Unraveling ocean-atmosphere coupled variability with causal methods: transfer entropy and information flow

Causal questions are fundamental to scientific pursuit. The study of causality and its applications has followed a nonlinear trajectory, shaped by diverse methodological developments and debates about their interpretations. Here, we unravel the evolution of these approaches, from Judea Pearl’s formal framework of causal inference to methods based on the reduction of informational surprise, multivariate probability, and dynamical systems. Although principled causal inference ideally relies on Pearl’s framework, its application is often unfeasible. Instead, methods grounded in information theory, combined with prior knowledge of the system, are widely used to assist in the causal inference process.
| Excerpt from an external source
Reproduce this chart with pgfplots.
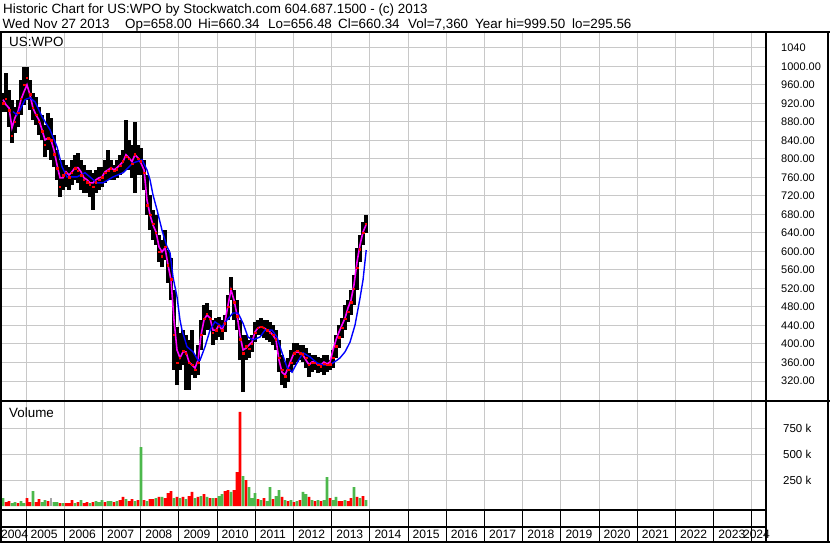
\documentclass[border=0pt]{standalone}
\usepackage{pgfplots}
\usepackage{pgfplotstable}
\pgfplotsset{compat=1.18}
\usepackage{fontspec}
\setmainfont{Liberation Sans}
\definecolor{gridgray}{RGB}{200,200,200}
\definecolor{volgreen}{RGB}{76,184,76}
\definecolor{volgray}{RGB}{165,165,165}
\definecolor{mag}{RGB}{255,0,255}
\definecolor{mablue}{RGB}{0,0,255}

\pgfplotstableread{
t hi lo c
2004.398 943 902 920
2004.476 986 902 930
2004.555 949 869 905
2004.633 928 835 850
2004.712 912 856 880
2004.791 928 869 900
2004.869 971 895 930
2004.948 999 917 960
2005.026 999 928 975
2005.105 971 906 940
2005.183 943 884 910
2005.262 934 874 895
2005.340 912 852 880
2005.419 895 841 860
2005.497 874 804 830
2005.576 899 819 845
2005.655 889 798 840
2005.733 852 783 810
2005.812 819 755 780
2005.890 798 718 740
2005.969 798 733 765
2006.047 787 739 770
2006.126 783 733 760
2006.204 798 744 770
2006.283 809 755 780
2006.361 813 748 775
2006.440 798 733 765
2006.518 787 726 755
2006.597 776 726 750
2006.675 776 718 745
2006.754 770 690 740
2006.832 776 726 750
2006.911 783 733 755
2006.990 783 739 760
2007.068 798 748 770
2007.147 819 755 775
2007.225 798 755 780
2007.304 787 755 775
2007.382 798 759 778
2007.461 809 765 785
2007.539 819 772 795
2007.618 884 776 805
2007.696 841 776 800
2007.775 830 759 790
2007.853 880 726 810
2007.932 830 765 800
2008.010 824 765 795
2008.089 798 733 770
2008.168 765 679 700
2008.246 722 646 680
2008.325 690 625 660
2008.403 679 614 640
2008.482 636 577 600
2008.560 625 566 590
2008.639 646 582 610
2008.717 603 532 570
2008.796 586 495 540
2008.874 517 344 420
2008.953 437 311 360
2009.031 424 344 370
2009.110 430 355 385
2009.188 419 301 380
2009.267 409 301 360
2009.346 430 333 355
2009.424 376 326 345
2009.503 398 333 360
2009.581 452 387 420
2009.660 484 419 455
2009.738 489 430 465
2009.817 474 430 455
2009.895 452 398 425
2009.974 456 409 430
2010.052 458 415 440
2010.131 452 409 430
2010.209 463 426 445
2010.288 506 452 480
2010.366 545 495 520
2010.445 517 452 490
2010.524 495 430 460
2010.602 452 365 410
2010.681 419 296 380
2010.759 419 365 395
2010.838 409 370 390
2010.916 419 383 400
2010.995 448 404 425
2011.073 452 419 435
2011.152 456 419 438
2011.230 452 413 435
2011.309 452 409 430
2011.387 448 404 425
2011.466 441 398 420
2011.544 430 387 410
2011.623 409 339 370
2011.702 376 311 345
2011.780 361 305 330
2011.859 370 318 345
2011.937 387 339 360
2012.016 402 355 380
2012.094 402 361 385
2012.173 398 365 380
2012.251 398 361 378
2012.330 391 348 370
2012.408 381 329 355
2012.487 376 339 360
2012.565 376 344 360
2012.644 372 337 355
2012.722 370 339 352
2012.801 376 333 358
2012.880 376 339 355
2012.958 365 344 356
2013.037 387 348 370
2013.115 419 370 395
2013.194 441 391 415
2013.272 456 413 435
2013.351 484 430 455
2013.429 495 448 470
2013.508 517 463 490
2013.586 549 484 520
2013.665 608 517 565
2013.743 636 577 605
2013.822 664 614 640
2013.900 679 640 660
}\pricedata

\pgfplotstableread{
t p
2004.398 928
2004.476 917
2004.555 910
2004.633 867
2004.712 889
2004.791 902
2004.869 928
2004.948 945
2005.026 960
2005.105 938
2005.183 910
2005.262 895
2005.340 884
2005.419 863
2005.497 841
2005.576 845
2005.655 841
2005.733 819
2005.812 787
2005.890 759
2005.969 759
2006.047 772
2006.126 765
2006.204 772
2006.283 781
2006.361 781
2006.440 772
2006.518 759
2006.597 755
2006.675 748
2006.754 748
2006.832 755
2006.911 759
2006.990 761
2007.068 772
2007.147 776
2007.225 781
2007.304 776
2007.382 781
2007.461 787
2007.539 794
2007.618 809
2007.696 802
2007.775 794
2007.853 809
2007.932 802
2008.010 791
2008.089 776
2008.168 711
2008.246 679
2008.325 657
2008.403 642
2008.482 610
2008.560 599
2008.639 608
2008.717 571
2008.796 538
2008.874 452
2008.953 387
2009.031 370
2009.110 383
2009.188 383
2009.267 361
2009.346 355
2009.424 348
2009.503 365
2009.581 419
2009.660 452
2009.738 463
2009.817 456
2009.895 430
2009.974 430
2010.052 441
2010.131 430
2010.209 448
2010.288 484
2010.366 517
2010.445 495
2010.524 463
2010.602 419
2010.681 387
2010.759 391
2010.838 398
2010.916 404
2010.995 426
2011.073 435
2011.152 437
2011.230 435
2011.309 430
2011.387 426
2011.466 419
2011.544 409
2011.623 365
2011.702 339
2011.780 333
2011.859 348
2011.937 365
2012.016 381
2012.094 383
2012.173 381
2012.251 376
2012.330 365
2012.408 355
2012.487 361
2012.565 361
2012.644 355
2012.722 355
2012.801 361
2012.880 357
2012.958 361
2013.037 387
2013.115 409
2013.194 426
2013.272 441
2013.351 456
2013.429 478
2013.508 495
2013.586 528
2013.665 577
2013.743 614
2013.822 642
2013.900 657
}\magdata

\pgfplotstableread{
t p
2004.660 902
2004.764 895
2004.843 906
2004.974 928
2005.105 932
2005.236 923
2005.314 910
2005.419 891
2005.628 863
2005.812 826
2005.942 783
2006.073 761
2006.335 761
2006.545 770
2006.859 748
2007.016 748
2007.278 761
2007.539 770
2007.801 791
2008.037 798
2008.168 776
2008.246 755
2008.325 722
2008.429 690
2008.560 646
2008.691 610
2008.770 597
2008.848 545
2008.953 502
2009.031 452
2009.084 430
2009.215 394
2009.372 383
2009.503 365
2009.555 365
2009.686 394
2009.817 430
2009.947 448
2010.131 437
2010.262 452
2010.419 467
2010.550 467
2010.681 445
2010.811 415
2010.942 409
2011.125 415
2011.256 430
2011.439 430
2011.571 415
2011.702 381
2011.832 350
2011.963 339
2012.094 359
2012.251 381
2012.434 372
2012.617 359
2012.775 355
2012.958 355
2013.141 365
2013.220 370
2013.351 383
2013.482 404
2013.613 441
2013.743 499
2013.822 538
2013.906 603
}\bluedata

\begin{document}
\begin{tikzpicture}[x=1pt,y=1pt]
\useasboundingbox (0,0) rectangle (830,543);
% ---------------- price panel
\begin{axis}[at={(0pt,143pt)}, anchor=south west, scale only axis,
  width=765pt, height=367pt,
  xmin=2004.3194, xmax=2024.345, ymin=279, ymax=1072,
  xtick={2005,2006,...,2024}, xticklabels={},
  ytick={320,360,...,1040},
  yticklabels={320.00,360.00,400.00,440.00,480.00,520.00,560.00,600.00,640.00,680.00,720.00,760.00,800.00,840.00,880.00,920.00,960.00,1000.00,1040},
  grid=major, grid style={gridgray, line width=1pt},
  major tick length=0pt, axis line style={draw=none},
  yticklabel pos=right,
  yticklabel style={anchor=west, inner sep=0pt, xshift=16pt, font=\fontsize{11}{12}\selectfont},
  clip=true]
\addplot[draw=none, mark=none, forget plot,
  error bars/.cd, y dir=plus, y explicit, error mark=none,
  error bar style={draw=black, solid, line width=3.1pt}]
  table[x=t, y=lo, y error plus expr={\thisrow{hi}-\thisrow{lo}}] {\pricedata};
\addplot[only marks, mark=square*, mark size=0.7pt, red, forget plot] table[x=t, y=c] {\pricedata};
\addplot[mag, line width=1.6pt] table[x=t, y=p] {\magdata};
\addplot[mablue, line width=1.4pt] table[x=t, y=p] {\bluedata};
\end{axis}
% ---------------- volume panel
\begin{axis}[at={(0pt,33pt)}, anchor=south west, scale only axis,
  width=765pt, height=108pt,
  xmin=2004.3194, xmax=2024.345, ymin=-38, ymax=1000,
  xtick={2005,2006,...,2024}, xticklabels={},
  ytick={250,500,750}, yticklabels={250 k,500 k,750 k},
  grid=major, grid style={gridgray, line width=1pt},
  major tick length=0pt, axis line style={draw=none},
  yticklabel pos=right,
  yticklabel style={anchor=west, inner sep=0pt, xshift=18pt, font=\fontsize{11.5}{12}\selectfont},
  clip=true]
\addplot[ybar, bar width=2.8pt, bar shift=0pt, fill=red, draw=none] coordinates {
(2004.476,38) (2004.555,48) (2004.791,29) (2005.026,77) (2005.105,38) (2005.262,38)
(2005.340,67) (2005.576,48) (2005.890,29) (2006.047,29) (2006.126,29) (2006.204,58)
(2006.361,38) (2006.518,29) (2006.597,38) (2006.754,38) (2007.068,38) (2007.304,38)
(2007.461,58) (2007.539,87) (2007.696,48) (2007.775,67) (2007.932,58) (2008.089,58)
(2008.246,67) (2008.325,67) (2008.482,87) (2008.639,77) (2008.717,125) (2008.796,144)
(2008.953,87) (2009.110,87) (2009.267,96) (2009.346,135) (2009.503,87) (2009.660,115)
(2009.817,77) (2009.974,77) (2010.209,144) (2010.288,154) (2010.445,154) (2010.524,327)
(2010.602,904) (2010.759,250) (2011.073,67) (2011.230,77) (2011.466,67) (2011.702,87)
(2011.859,48) (2012.016,38) (2012.173,58) (2012.408,87) (2012.565,48) (2012.722,48)
(2012.958,77) (2013.194,48) (2013.272,48) (2013.429,48) (2013.508,77) (2013.665,87)
(2013.822,96)};
\addplot[ybar, bar width=2.8pt, bar shift=0pt, fill=volgreen, draw=none] coordinates {
(2004.398,77) (2004.633,29) (2004.712,38) (2004.869,48) (2004.948,29) (2005.183,144)
(2005.419,38) (2005.497,58) (2005.733,38) (2005.812,38) (2005.969,29) (2006.283,29)
(2006.440,58) (2006.675,29) (2006.832,48) (2006.911,38) (2006.990,58) (2007.147,48)
(2007.225,48) (2007.382,48) (2007.618,67) (2007.853,48) (2008.010,567) (2008.168,48)
(2008.403,77) (2008.560,87) (2008.874,77) (2009.031,77) (2009.188,67) (2009.424,77)
(2009.581,96) (2009.738,87) (2009.895,77) (2010.052,96) (2010.131,115) (2010.366,135)
(2010.681,288) (2010.838,183) (2010.916,77) (2010.995,125) (2011.152,58) (2011.309,48)
(2011.387,183) (2011.544,96) (2011.623,154) (2011.780,58) (2011.937,58) (2012.094,48)
(2012.251,135) (2012.330,115) (2012.487,58) (2012.644,58) (2012.801,58) (2012.880,279)
(2013.037,58) (2013.115,87) (2013.351,58) (2013.586,183) (2013.743,77) (2013.900,58)};
\addplot[ybar, bar width=2.8pt, bar shift=0pt, fill=volgray, draw=none] coordinates {
(2005.655,77)};
\end{axis}
% ---------------- date strip
\begin{axis}[at={(0pt,2pt)}, anchor=south west, scale only axis,
  width=765pt, height=30pt,
  xmin=2004.3194, xmax=2024.345, ymin=0, ymax=1, ytick=\empty,
  xtick={2004.3194,2005,2006,...,2024},
  xticklabels={\hspace{-3.5pt}2004,2005,2006,2007,2008,2009,2010,2011,2012,2013,2014,2015,2016,2017,2018,2019,2020,2021,2022,2023,\hspace{-13.5pt}2024},
  xmajorgrids, grid style={black, line width=0.8pt},
  major tick length=0pt, axis line style={draw=none},
  xticklabel style={anchor=base west, inner sep=0pt, xshift=4.5pt, yshift=2pt, font=\fontsize{12.1}{13}\selectfont}]
\end{axis}
% ---------------- frame
\draw[line width=1.5pt] (0,511) -- (830,511);
\draw[line width=2.5pt] (1.2,0) -- (1.2,511);
\draw[line width=2pt] (765.5,0) -- (765.5,511);
\draw[line width=1.5pt] (828,0) -- (828,511);
\draw[line width=2pt] (0,142) -- (830,142);
\draw[line width=1.5pt] (0,33) -- (766,33);
\draw[line width=1.5pt] (0,16) -- (766,16);
\draw[line width=2pt] (0,1) -- (830,1);
% ---------------- texts
\node[anchor=base west, inner sep=0pt, font=\fontsize{13.4}{15}\selectfont] at (3,529.7)
  {Historic Chart for US:WPO by Stockwatch.com 604.687.1500 - (c) 2013};
\begin{scope}[every node/.style={anchor=base west, inner sep=0pt, font=\fontsize{13.4}{15}\selectfont}]
\node at (2.5,514.7) {Wed Nov 27 2013};
\node at (125,514.7) {Op=658.00};
\node at (198,514.7) {Hi=660.34};
\node at (268,514.7) {Lo=656.48};
\node at (338,514.7) {Cl=660.34};
\node at (408,514.7) {Vol=7,360};
\node at (475,514.7) {Year hi=999.50};
\node at (572,514.7) {lo=295.56};
\node at (9,496) {US:WPO};
\node at (9,125) {Volume};
\end{scope}
\end{tikzpicture}
\end{document}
Recent advances include nonlinear, higher-order information-theoretic approaches. These methods are increasingly applied in Earth and climate sciences to address questions such as the causes of extreme events and global warming, or to explore the mutual influences between the ocean and atmosphere in driving the climate system. A key unresolved question concerns the nature of this interaction. Does atmospheric weather drive the ocean, does the ocean steer the atmosphere, or does a coupled mode of variability govern the system? In this context, we investigate the reciprocal influences of ocean and atmosphere using a low-order coupled ocean-atmosphere model that includes realistic thermal and mechanical coupling. By applying Transfer Entropy and the Liang-Kleeman Information Flow, we analyze the dynamical directions within the coupled system. We uncover the directed dynamics of information exchange, adding insight on the emergence of low-frequency variability in the atmosphere. These results offer a new perspective on interannual and decadal-scale climate prediction.